*Task requirements:*
Of all the lines in the data below, how many contain "with"? Report that number alone.

+++ Source material

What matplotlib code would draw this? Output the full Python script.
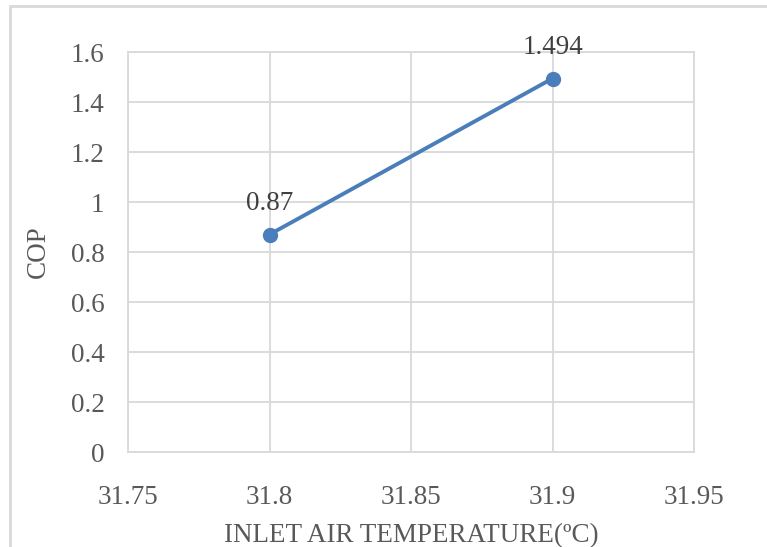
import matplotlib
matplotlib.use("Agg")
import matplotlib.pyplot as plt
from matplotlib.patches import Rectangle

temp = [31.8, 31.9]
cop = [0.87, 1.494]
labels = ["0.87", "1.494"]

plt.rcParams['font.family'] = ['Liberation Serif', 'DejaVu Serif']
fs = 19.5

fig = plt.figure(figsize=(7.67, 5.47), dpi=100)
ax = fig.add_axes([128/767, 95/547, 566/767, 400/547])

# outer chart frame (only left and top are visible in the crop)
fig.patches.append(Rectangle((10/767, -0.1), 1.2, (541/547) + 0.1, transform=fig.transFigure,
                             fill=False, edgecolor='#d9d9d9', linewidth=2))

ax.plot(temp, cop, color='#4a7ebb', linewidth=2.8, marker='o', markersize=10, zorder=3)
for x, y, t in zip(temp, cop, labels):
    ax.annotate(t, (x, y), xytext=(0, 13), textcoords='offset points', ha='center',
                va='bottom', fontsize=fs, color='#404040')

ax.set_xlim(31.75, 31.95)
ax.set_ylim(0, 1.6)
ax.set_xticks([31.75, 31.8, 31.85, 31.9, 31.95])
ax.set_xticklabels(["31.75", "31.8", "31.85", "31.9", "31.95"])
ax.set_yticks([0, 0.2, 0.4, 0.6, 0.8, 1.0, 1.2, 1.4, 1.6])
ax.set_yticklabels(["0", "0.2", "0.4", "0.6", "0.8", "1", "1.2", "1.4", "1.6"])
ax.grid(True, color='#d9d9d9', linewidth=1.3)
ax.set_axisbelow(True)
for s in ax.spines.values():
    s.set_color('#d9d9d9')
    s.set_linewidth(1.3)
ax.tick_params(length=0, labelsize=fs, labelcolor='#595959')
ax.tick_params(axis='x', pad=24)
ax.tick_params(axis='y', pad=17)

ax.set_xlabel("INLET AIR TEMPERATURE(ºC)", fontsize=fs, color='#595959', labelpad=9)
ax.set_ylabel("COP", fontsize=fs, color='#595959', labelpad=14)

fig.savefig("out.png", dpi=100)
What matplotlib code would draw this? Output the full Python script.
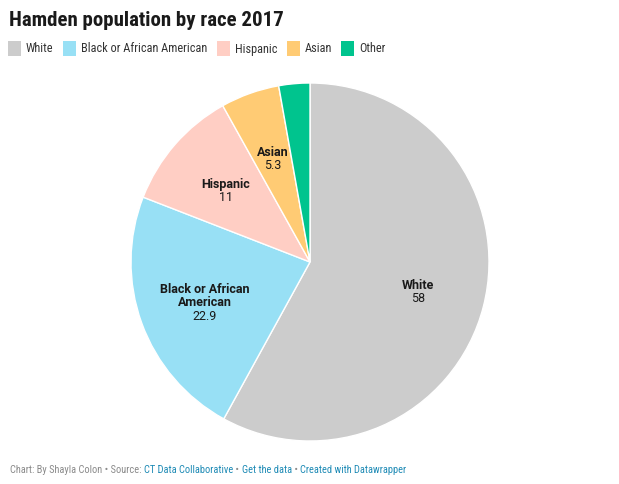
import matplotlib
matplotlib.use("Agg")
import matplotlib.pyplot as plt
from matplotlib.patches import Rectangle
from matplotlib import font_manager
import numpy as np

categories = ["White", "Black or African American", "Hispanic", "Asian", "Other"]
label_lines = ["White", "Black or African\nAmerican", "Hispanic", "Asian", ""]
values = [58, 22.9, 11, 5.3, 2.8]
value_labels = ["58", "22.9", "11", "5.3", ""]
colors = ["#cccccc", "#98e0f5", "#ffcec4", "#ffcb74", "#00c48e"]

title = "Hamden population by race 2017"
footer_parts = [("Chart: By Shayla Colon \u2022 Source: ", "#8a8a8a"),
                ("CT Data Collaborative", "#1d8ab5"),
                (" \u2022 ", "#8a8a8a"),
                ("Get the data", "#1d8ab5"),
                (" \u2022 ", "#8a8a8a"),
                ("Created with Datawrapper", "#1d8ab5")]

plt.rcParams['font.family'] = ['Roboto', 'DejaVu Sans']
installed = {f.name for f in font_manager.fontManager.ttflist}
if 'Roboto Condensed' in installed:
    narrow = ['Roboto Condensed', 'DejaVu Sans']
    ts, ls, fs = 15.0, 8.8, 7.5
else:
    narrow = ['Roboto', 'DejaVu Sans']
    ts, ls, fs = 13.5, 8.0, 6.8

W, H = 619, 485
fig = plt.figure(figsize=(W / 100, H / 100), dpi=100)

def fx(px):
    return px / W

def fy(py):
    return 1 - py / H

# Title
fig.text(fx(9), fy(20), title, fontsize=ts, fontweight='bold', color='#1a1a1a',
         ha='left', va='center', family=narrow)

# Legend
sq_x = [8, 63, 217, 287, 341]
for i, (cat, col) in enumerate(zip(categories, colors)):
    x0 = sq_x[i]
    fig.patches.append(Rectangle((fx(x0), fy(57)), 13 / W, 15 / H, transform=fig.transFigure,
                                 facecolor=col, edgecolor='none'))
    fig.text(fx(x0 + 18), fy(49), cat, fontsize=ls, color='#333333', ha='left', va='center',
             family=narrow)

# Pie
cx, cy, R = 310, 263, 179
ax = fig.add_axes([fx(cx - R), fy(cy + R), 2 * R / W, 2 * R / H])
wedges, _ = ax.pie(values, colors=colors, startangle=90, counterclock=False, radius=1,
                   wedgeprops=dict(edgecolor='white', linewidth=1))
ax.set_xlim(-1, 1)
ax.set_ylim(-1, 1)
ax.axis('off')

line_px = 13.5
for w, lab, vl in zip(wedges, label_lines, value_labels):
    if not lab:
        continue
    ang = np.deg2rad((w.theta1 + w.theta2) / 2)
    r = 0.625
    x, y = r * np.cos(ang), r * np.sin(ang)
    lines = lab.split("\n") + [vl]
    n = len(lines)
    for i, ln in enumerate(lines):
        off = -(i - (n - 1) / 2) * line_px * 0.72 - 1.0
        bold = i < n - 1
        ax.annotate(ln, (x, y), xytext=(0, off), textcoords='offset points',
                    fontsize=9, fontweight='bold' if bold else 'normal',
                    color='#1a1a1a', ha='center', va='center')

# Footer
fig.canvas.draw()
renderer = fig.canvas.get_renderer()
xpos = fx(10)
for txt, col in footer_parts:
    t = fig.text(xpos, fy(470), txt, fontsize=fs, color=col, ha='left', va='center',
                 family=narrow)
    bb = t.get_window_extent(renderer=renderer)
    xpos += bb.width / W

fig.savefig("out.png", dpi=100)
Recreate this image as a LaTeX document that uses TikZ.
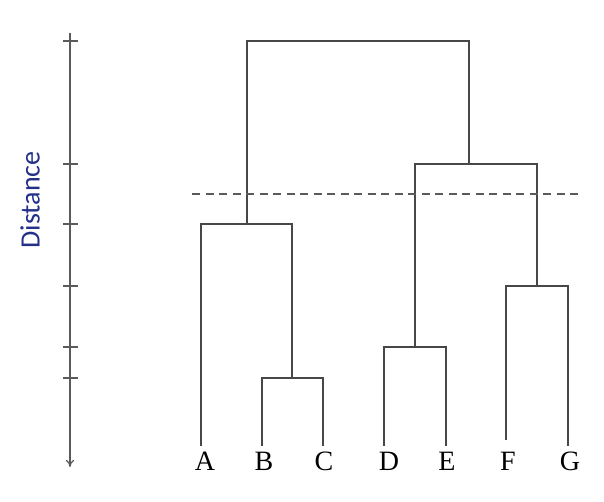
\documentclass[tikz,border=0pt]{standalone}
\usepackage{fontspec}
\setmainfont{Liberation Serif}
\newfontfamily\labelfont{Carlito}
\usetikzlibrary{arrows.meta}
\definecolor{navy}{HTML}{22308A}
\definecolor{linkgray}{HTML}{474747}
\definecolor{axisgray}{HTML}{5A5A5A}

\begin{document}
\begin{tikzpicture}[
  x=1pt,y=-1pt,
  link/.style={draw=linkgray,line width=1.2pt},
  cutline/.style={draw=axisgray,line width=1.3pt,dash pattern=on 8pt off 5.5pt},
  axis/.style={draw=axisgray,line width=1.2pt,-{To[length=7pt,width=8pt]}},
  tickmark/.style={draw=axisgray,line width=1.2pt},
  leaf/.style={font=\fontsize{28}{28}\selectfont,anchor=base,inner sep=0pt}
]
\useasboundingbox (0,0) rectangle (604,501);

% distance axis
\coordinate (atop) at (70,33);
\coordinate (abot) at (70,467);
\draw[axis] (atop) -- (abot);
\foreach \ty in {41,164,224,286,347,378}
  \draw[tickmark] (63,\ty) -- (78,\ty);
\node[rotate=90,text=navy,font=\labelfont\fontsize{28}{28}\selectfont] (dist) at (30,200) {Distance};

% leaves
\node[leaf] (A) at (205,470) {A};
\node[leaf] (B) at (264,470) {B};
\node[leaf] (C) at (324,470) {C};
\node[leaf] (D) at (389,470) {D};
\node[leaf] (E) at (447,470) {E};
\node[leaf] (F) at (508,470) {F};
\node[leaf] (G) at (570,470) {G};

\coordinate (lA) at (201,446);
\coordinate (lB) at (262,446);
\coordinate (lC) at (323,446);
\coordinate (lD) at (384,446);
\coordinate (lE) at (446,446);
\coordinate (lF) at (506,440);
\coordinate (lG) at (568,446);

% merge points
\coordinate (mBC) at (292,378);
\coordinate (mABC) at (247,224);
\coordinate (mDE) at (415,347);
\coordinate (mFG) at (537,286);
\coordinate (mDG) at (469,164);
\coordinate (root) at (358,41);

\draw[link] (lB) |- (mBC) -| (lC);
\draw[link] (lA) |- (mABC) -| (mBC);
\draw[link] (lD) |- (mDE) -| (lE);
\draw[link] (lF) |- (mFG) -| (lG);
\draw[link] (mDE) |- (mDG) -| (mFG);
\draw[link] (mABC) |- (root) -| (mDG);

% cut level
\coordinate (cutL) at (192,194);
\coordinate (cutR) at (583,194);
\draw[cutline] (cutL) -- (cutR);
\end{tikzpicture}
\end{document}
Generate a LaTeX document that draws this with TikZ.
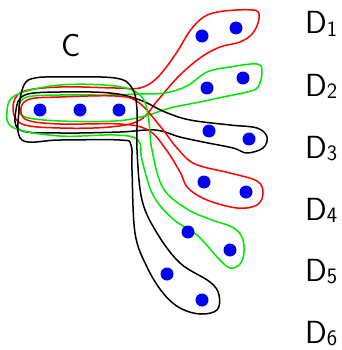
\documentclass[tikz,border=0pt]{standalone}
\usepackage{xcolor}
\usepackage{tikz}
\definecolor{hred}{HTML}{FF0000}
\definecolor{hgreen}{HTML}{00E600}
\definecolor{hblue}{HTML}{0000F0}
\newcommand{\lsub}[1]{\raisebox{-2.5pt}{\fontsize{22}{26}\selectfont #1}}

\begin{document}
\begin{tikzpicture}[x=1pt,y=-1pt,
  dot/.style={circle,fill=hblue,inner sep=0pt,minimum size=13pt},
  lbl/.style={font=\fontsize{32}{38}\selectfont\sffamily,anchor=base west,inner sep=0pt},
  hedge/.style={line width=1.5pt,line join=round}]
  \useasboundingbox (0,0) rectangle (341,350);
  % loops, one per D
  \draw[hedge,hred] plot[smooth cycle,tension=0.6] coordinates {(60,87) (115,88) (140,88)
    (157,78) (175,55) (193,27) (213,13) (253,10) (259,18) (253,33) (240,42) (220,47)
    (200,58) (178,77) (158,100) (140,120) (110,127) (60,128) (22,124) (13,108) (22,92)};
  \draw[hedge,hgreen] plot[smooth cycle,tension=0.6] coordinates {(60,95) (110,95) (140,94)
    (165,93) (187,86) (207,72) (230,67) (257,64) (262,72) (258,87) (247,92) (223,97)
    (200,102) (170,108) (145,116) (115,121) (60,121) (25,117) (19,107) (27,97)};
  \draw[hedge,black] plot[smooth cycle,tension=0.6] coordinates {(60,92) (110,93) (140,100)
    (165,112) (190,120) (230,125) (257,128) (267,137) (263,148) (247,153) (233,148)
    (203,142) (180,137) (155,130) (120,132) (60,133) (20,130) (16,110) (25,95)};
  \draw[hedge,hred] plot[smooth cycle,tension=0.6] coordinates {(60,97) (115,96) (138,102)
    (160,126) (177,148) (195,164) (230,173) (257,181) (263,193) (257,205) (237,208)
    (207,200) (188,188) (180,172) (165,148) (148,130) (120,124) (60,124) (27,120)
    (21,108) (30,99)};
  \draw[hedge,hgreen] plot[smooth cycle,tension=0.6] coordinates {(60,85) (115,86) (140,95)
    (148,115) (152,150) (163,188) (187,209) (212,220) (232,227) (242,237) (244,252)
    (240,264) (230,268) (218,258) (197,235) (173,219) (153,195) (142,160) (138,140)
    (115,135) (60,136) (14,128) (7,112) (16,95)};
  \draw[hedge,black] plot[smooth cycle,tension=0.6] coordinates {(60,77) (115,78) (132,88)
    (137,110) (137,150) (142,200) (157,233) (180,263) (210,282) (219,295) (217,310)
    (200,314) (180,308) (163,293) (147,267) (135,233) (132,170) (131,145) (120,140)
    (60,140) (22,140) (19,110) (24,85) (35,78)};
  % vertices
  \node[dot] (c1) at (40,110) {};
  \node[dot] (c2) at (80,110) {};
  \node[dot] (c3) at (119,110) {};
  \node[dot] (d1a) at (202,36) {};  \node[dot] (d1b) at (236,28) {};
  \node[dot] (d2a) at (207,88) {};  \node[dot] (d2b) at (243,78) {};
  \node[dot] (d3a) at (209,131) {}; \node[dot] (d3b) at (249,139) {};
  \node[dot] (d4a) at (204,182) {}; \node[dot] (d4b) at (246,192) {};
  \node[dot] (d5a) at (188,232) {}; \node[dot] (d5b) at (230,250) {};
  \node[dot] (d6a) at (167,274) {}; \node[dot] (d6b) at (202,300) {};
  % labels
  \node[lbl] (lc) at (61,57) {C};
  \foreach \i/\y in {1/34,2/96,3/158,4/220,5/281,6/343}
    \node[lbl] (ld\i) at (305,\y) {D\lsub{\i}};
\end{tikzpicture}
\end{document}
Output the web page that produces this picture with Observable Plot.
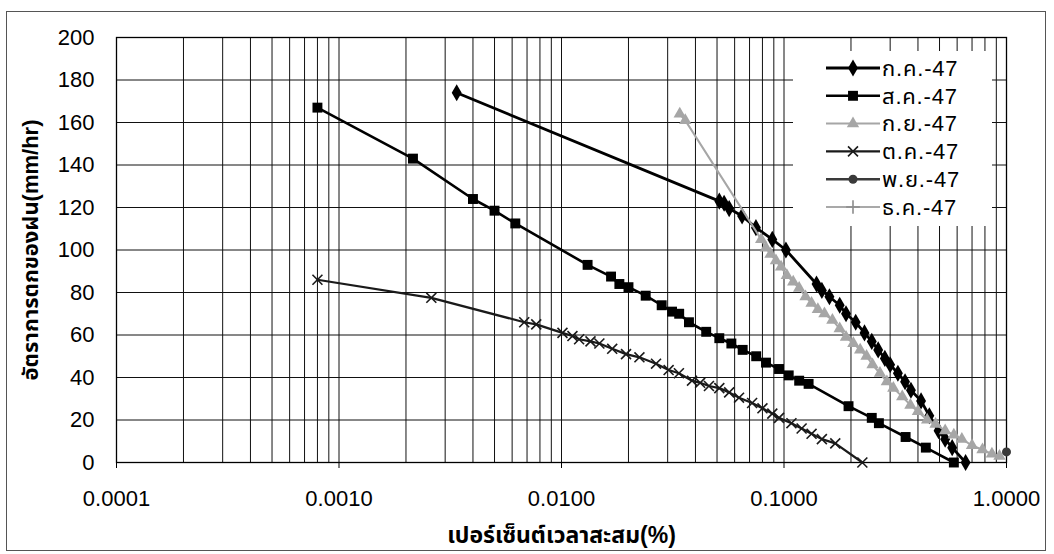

++++++

*Task output:*
3